Rhenald Kasali Buka-bukaan Modus Jiwasraya Kelabui Publik
- VIVA/Mohammad Yudha Prasetya
VIVA – Guru Besar Universitas Indonesia, Rhenald Kasali buka-bukaan soal cara Jiwasraya mengelabui publik. Dia menjelaskan, kasus Jiwasraya mulai merebak sejak Menteri Badan Usaha Milik Negara atau BUMN, Rini Soemarno mendapat laporan dari direktur yang baru ditunjuk pertengahan tahun 2018, Asmawi Syam.
Dalam laporan itu disebutkan, terdapat cadangan kerugian dalam jumlah besar yang belum dihapusbukukan. Laporan internal itu, tambah dia, dibiarkan lembaga seperti Otoritas Jasa Keuangan (OJK) dan Kantor Akuntan Publik (KAP).
"Selama datanya disimpan erat perusahaan, publik pun tidak tahu," kata Rhenald dikutip dari keterangan tertulisnya, Selasa 31 Desember 2019.
Penghapusbukuan, lanjut dia, memerlukan persetujuan pemegang saham, karena ada unsur kerugian negara. Rumitnya, kerugian itu terjadi melalui pembelian saham di publik yang baru diketahui saat saham akan dijual kembali untuk membayar kewajiban.
"Karena tak dilaporkan, maka banyak yang dikelabui termasuk akuntan publiknya," ujar dia.

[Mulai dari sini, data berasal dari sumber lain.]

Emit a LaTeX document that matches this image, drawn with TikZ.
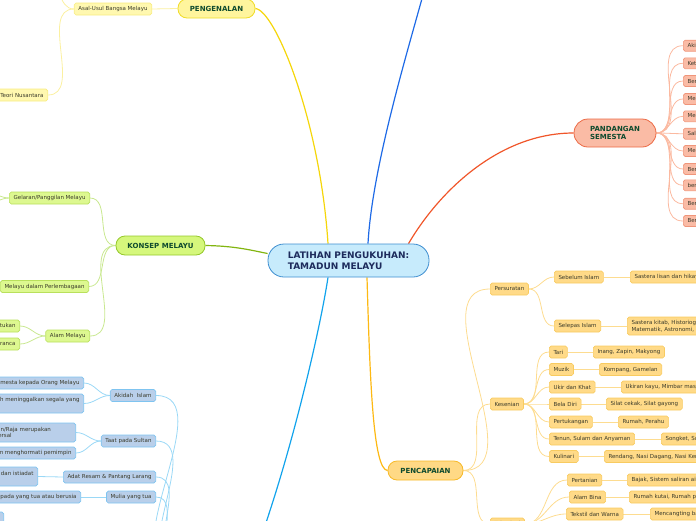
\documentclass[tikz,border=0pt]{standalone}
\usepackage{fontspec}
\setmainfont{DejaVu Sans}
\usetikzlibrary{backgrounds}
\definecolor{cfill}{HTML}{C7EBFC}
\definecolor{cdraw}{HTML}{3E8ED0}
\definecolor{ctext}{HTML}{1D2B5C}
\definecolor{titletext}{HTML}{0E4A2E}
\definecolor{leaftext}{HTML}{3A3A2A}
\definecolor{yline}{HTML}{F5D60A}
\definecolor{ytfill}{HTML}{FFF59D}
\definecolor{ytdraw}{HTML}{F0DC28}
\definecolor{yfill}{HTML}{FFF8B0}
\definecolor{ydraw}{HTML}{F8EC80}
\definecolor{ylink}{HTML}{FBF0A0}
\definecolor{gline}{HTML}{82B510}
\definecolor{gtfill}{HTML}{D5F77C}
\definecolor{gtdraw}{HTML}{95C82A}
\definecolor{gfill}{HTML}{DDF890}
\definecolor{gdraw}{HTML}{B9E05C}
\definecolor{glink}{HTML}{C9E890}
\definecolor{rline}{HTML}{F0562A}
\definecolor{rtfill}{HTML}{FABBA5}
\definecolor{rtdraw}{HTML}{EC6A45}
\definecolor{rfill}{HTML}{FABBA5}
\definecolor{rdraw}{HTML}{F0957A}
\definecolor{rlink}{HTML}{FBB9A0}
\definecolor{oline}{HTML}{FDB913}
\definecolor{otfill}{HTML}{FFD985}
\definecolor{otdraw}{HTML}{F7B927}
\definecolor{ofill}{HTML}{FFDA88}
\definecolor{odraw}{HTML}{F8CB60}
\definecolor{olink}{HTML}{FDDC90}
\definecolor{bline}{HTML}{12A3EC}
\definecolor{bfill}{HTML}{B9CFEA}
\definecolor{bdraw}{HTML}{7FC4F0}
\definecolor{blink}{HTML}{9AD8F6}
\definecolor{dbline}{HTML}{1E6AE6}
\tikzset{
  leaf/.style={draw, rounded corners=1.8pt, font=\fontsize{5.5}{6.6}\selectfont, text=leaftext,
    inner xsep=4.2pt, inner ysep=1pt, minimum height=12pt, line width=0.6pt, align=left},
  yleaf/.style={leaf, fill=yfill, draw=ydraw},
  gleaf/.style={leaf, fill=gfill, draw=gdraw},
  rleaf/.style={leaf, fill=rfill, draw=rdraw, minimum height=11pt},
  oleaf/.style={leaf, fill=ofill, draw=odraw},
  bleaf/.style={leaf, fill=bfill, draw=bdraw},
  title/.style={draw, line width=0.8pt, font=\bfseries\fontsize{7}{8.4}\selectfont, text=titletext,
    minimum height=19pt, rounded corners=9pt, inner xsep=0pt, align=center},
  central/.style={draw=cdraw, fill=cfill, line width=0.8pt, rounded corners=16pt,
    minimum width=161pt, minimum height=33pt, font=\bfseries\fontsize{9}{10.5}\selectfont,
    text=ctext, align=left},
  mainlink/.style={line width=1.2pt},
  ylk/.style={draw=ylink, line width=0.8pt},
  glk/.style={draw=glink, line width=0.8pt},
  rlk/.style={draw=rlink, line width=0.8pt},
  olk/.style={draw=olink, line width=0.8pt},
  blk/.style={draw=blink, line width=0.8pt},
  curve/.style={out=0, in=180},
  lcurve/.style={out=180, in=0}
}
\begin{document}
\begin{tikzpicture}[x=1pt,y=-1pt]
\useasboundingbox (0,0) rectangle (696,520);
\clip (0,0) rectangle (696,520);

% central
\node[central] (c) at (348.5,260.5) {LATIHAN PENGUKUHAN:\\TAMADUN MELAYU};

% PENGENALAN
\node[title, fill=ytfill, draw=ytdraw, minimum width=77pt] (peng) at (216.5,8.5) {PENGENALAN};
\node[yleaf, anchor=east] (asal) at (152,9) {Asal-Usul Bangsa Melayu};
\node[yleaf, anchor=east] (teori) at (48,95) {Teori Nusantara};
\coordinate (asalup) at (45,-20);

% KONSEP MELAYU
\node[title, fill=gtfill, draw=gtdraw, minimum width=89pt] (konsep) at (160.5,245.5) {KONSEP MELAYU};
\node[gleaf, anchor=east] (gelaran) at (90,198) {Gelaran/Panggilan Melayu};
\node[gleaf, anchor=east] (perlem) at (89,286.5) {Melayu dalam Perlembagaan};
\node[gleaf, anchor=east] (alam) at (90,336) {Alam Melayu};
\node[gleaf, anchor=east] (alama) at (20,326) {Kawasan yang ditentukan};
\node[gleaf, anchor=east] (alamb) at (20,344) {Bahasa Melayu sebagai Lingua Franca};
\coordinate (gela) at (-12,193);
\coordinate (gelb) at (-12,203);

% PANDANGAN SEMESTA
\node[title, fill=rtfill, draw=rtdraw, minimum width=82pt, minimum height=28pt, rounded corners=14pt, align=left] (pand) at (615,133) {PANDANGAN\\SEMESTA};
\foreach \yy/\tt [count=\i] in {45.7/Akidah, 63.3/Ketuhanan, 81/Beradab, 99/Menghormati, 116.3/Menjaga, 133.7/Salasilah, 151/Mengenang, 169/Berbudi, 185.3/berbahasa, 203.7/Bersatu, 221/Bertanggungjawab}
  \node[rleaf, anchor=west] (p\i) at (683,\yy) {\tt};

% PENCAPAIAN
\node[title, fill=otfill, draw=otdraw, minimum width=75pt] (penc) at (425.5,470.5) {PENCAPAIAN};
\node[oleaf, anchor=west] (surat) at (490,289) {Persuratan};
\node[oleaf, anchor=west] (seni) at (490,404) {Kesenian};
\node[oleaf, anchor=west] (tekno) at (490,524) {Teknologi};
\node[oleaf, anchor=west] (sebelum) at (554,277) {Sebelum Islam};
\node[oleaf, anchor=west] (sebelumx) at (630,277) {Sastera lisan dan hikayat};
\node[oleaf, anchor=west] (selepas) at (554,326) {Selepas Islam};
\node[oleaf, anchor=west, minimum height=18pt] (selepasx) at (627,326) {Sastera kitab, Historiografi,\\Matematik, Astronomi, Perubatan};
\node[oleaf, anchor=west] (tari) at (549,352) {Tari};
\node[oleaf, anchor=west] (tarix) at (593,352) {Inang, Zapin, Makyong};
\node[oleaf, anchor=west] (muzik) at (549,369.5) {Muzik};
\node[oleaf, anchor=west] (muzikx) at (599,369.5) {Kompang, Gamelan};
\node[oleaf, anchor=west] (ukir) at (549,387) {Ukir dan Khat};
\node[oleaf, anchor=west] (ukirx) at (621,387) {Ukiran kayu, Mimbar masjid};
\node[oleaf, anchor=west] (bela) at (549,404) {Bela Diri};
\node[oleaf, anchor=west] (belax) at (606,404) {Silat cekak, Silat gayong};
\node[oleaf, anchor=west] (tukang) at (549,422) {Pertukangan};
\node[oleaf, anchor=west] (tukangx) at (618,422) {Rumah, Perahu};
\node[oleaf, anchor=west] (tenun) at (549,439) {Tenun, Sulam dan Anyaman};
\node[oleaf, anchor=west] (tenunx) at (661,439) {Songket, Sulaman, Anyaman tikar};
\node[oleaf, anchor=west] (kuli) at (549,456.5) {Kulinari};
\node[oleaf, anchor=west] (kulix) at (604,456.5) {Rendang, Nasi Dagang, Nasi Kerabu};
\node[oleaf, anchor=west] (tani) at (567,480) {Pertanian};
\node[oleaf, anchor=west] (tanix) at (627,480) {Bajak, Sistem saliran air};
\node[oleaf, anchor=west] (bina) at (569,497) {Alam Bina};
\node[oleaf, anchor=west] (binax) at (629,497) {Rumah kutai, Rumah panjang};
\node[oleaf, anchor=west] (tekstil) at (566,514) {Tekstil dan Warna};
\node[oleaf, anchor=west] (tekstilx) at (650,514) {Mencangting batik};

% blue group
\coordinate (nilai) at (176,565);
\coordinate (bluebot) at (260,540);
\node[bleaf, anchor=east] (akidah) at (156,395.5) {Akidah~ Islam};
\node[bleaf, anchor=east] (akia) at (84,383) {Memberi pandangan semesta kepada Orang Melayu};
\node[bleaf, anchor=east, minimum height=19pt] (akib) at (84,403.5) {Islam menyuruh meninggalkan segala yang\\dilarang};
\node[bleaf, anchor=east] (taat) at (156,441) {Taat pada Sultan};
\node[bleaf, anchor=east, text width=85pt, minimum height=19pt] (taata) at (76,432.5) {Sultan/Raja merupakan\\universal};
\node[bleaf, anchor=east] (taatb) at (76,453) {Kewajipan menghormati pemimpin};
\node[bleaf, anchor=east] (adat) at (156,477) {Adat Resam \& Pantang Larang};
\node[bleaf, anchor=east, minimum height=19pt] (adata) at (38,476.5) {Mengamalkan adat dan istiadat\\warisan};
\node[bleaf, anchor=east] (mulia) at (156,497) {Mulia yang tua};
\node[bleaf, anchor=east] (muliaa) at (81,497) {Menghormati kepada yang tua atau berusia};
\node[bleaf, anchor=east] (sopan) at (4,518) {Bersopan santun};

\coordinate (topblue) at (423,-5);

\begin{scope}[on background layer]
  % main branches
  \draw[mainlink, draw=yline] ([xshift=-20.5pt]c.north) .. controls (320,120) and (275,10) .. (peng.east);
  \draw[mainlink, draw=dbline] ([xshift=19.5pt]c.north) .. controls (372,170) and (405,60) .. (topblue);
  \draw[mainlink, draw=rline] ([xshift=60pt]c.north) .. controls (440,190) and (500,133) .. (pand.west);
  \draw[mainlink, draw=gline] ([yshift=7pt]c.west) .. controls (250,250) and (235,246) .. (konsep.east);
  \draw[mainlink, draw=oline] ([xshift=18.5pt]c.south) .. controls (370,380) and (373,470) .. (penc.west);
  \draw[mainlink, draw=bline] ([xshift=-20.5pt]c.south) .. controls (320,330) and (292,450) .. (bluebot);

  % yellow
  \draw[ylk] (peng.west) -- (asal.east);
  \draw[ylk] (asal.west) to[lcurve] (teori.east);
  \draw[ylk] (asal.west) to[lcurve] (asalup);

  % green
  \draw[glk] (konsep.west) to[lcurve] (gelaran.east);
  \draw[glk] (konsep.west) to[lcurve] (perlem.east);
  \draw[glk] (konsep.west) to[lcurve] (alam.east);
  \draw[glk] (alam.west) to[lcurve] (alama.east);
  \draw[glk] (alam.west) to[lcurve] (alamb.east);
  \draw[glk] (gelaran.west) to[lcurve] (gela);
  \draw[glk] (gelaran.west) to[lcurve] (gelb);

  % red
  \foreach \i in {1,...,11} \draw[rlk] (pand.east) to[curve] (p\i.west);

  % orange
  \draw[olk] (penc.east) to[curve] (surat.west);
  \draw[olk] (penc.east) to[curve] (seni.west);
  \draw[olk] (penc.east) to[curve] (tekno.west);
  \draw[olk] (surat.east) to[curve] (sebelum.west);
  \draw[olk] (surat.east) to[curve] (selepas.west);
  \draw[olk] (sebelum.east) -- (sebelumx.west);
  \draw[olk] (selepas.east) -- (selepasx.west);
  \foreach \a/\b in {tari/tarix, muzik/muzikx, ukir/ukirx, bela/belax, tukang/tukangx, tenun/tenunx, kuli/kulix} {
    \draw[olk] (seni.east) to[curve] (\a.west);
    \draw[olk] (\a.east) -- (\b.west);
  }
  \foreach \a/\b in {tani/tanix, bina/binax, tekstil/tekstilx} {
    \draw[olk] (tekno.east) to[curve] (\a.west);
    \draw[olk] (\a.east) -- (\b.west);
  }

  % blue
  \foreach \a in {akidah, taat, adat, mulia} \draw[blk] (\a.east) to[curve] (nilai);
  \draw[blk] (akidah.west) to[lcurve] (akia.east);
  \draw[blk] (akidah.west) to[lcurve] (akib.east);
  \draw[blk] (taat.west) to[lcurve] (taata.east);
  \draw[blk] (taat.west) to[lcurve] (taatb.east);
  \draw[blk] (adat.west) -- (adata.east);
  \draw[blk] (mulia.west) -- (muliaa.east);
\end{scope}
\end{tikzpicture}
\end{document}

Lalu, dia menjelaskan, Menteri BUMN, Rini Soemarno menugaskan Badan Pengawasan Keuangan dan Pembangunan (BPKP) melakukan audit ulang pada Desember 2018. Hasilnya ditemukan fraud pada sisi investasi.
Sejak itulah, beredar nama-nama pelaku dan laporan keuangannya dikoreksi yang berakibat pada nilai kerugian 2019, membengkak menjadi Rp13,6 triliun.
Muncul nama-nama besar mulai dari mantan direktur, 'tukang goreng' saham, dan oknum pejabat yang masuk daftar cekal negara.
“Jangan alihkan perhatian,dan jangan bantu mereka buang badan. Kejahatan adalah kejahatan, pelakunya harus dicari. Uang masyarakat harus diselamatkan," kata dia.
Jiwasraya, lanjut dia, diaudit oleh kantor akutansi lima besar (top 5) seperti PricewaterhouseCoopers (PWC) dan dinyatakan untung Rp1,6 triliun pada 2016. Lalu pada 2017, direksi mengklaim untung Rp2,7 triliun. Namun, direksi baru mencium 'bau amis' dan meminta KAP mengecek kembali, sehingga laba bersihya dikoreksi menjadi Rp360 miliar.
Kemudian, setelah ditangani BPKP dan Kejaksaan Agung, angka kerugiannya tahun ini pun membengkak menjadi Rp13,6 triliun. Untuk itu, Rhendald menegaskan, penghargaan yang diungkit-ungkit terkait adanya tanda tangan dirinya, itu terjadi karena penilaian pada tahun sebelum 2018.
"Penghargaan yang diungkit dan diberikan tahun 2018, mengacu pada data 2016-2017,” tambahnya.
Dia menambahkan, fraud yang terjadi secara rumit pada sisi investasi harus diteropong mendalam. Itu pun bisa diketahui, setelah dampak kerugiannya tampak, dan semakin berlarut.
"Nilai kerugiannya makin besar, karena beban bunga berbunga. Semakin hari semakin dibuat kusut untuk membuat pelakunya lari, dampaknya pun bisa menjadi sistemik,“ tuturnya.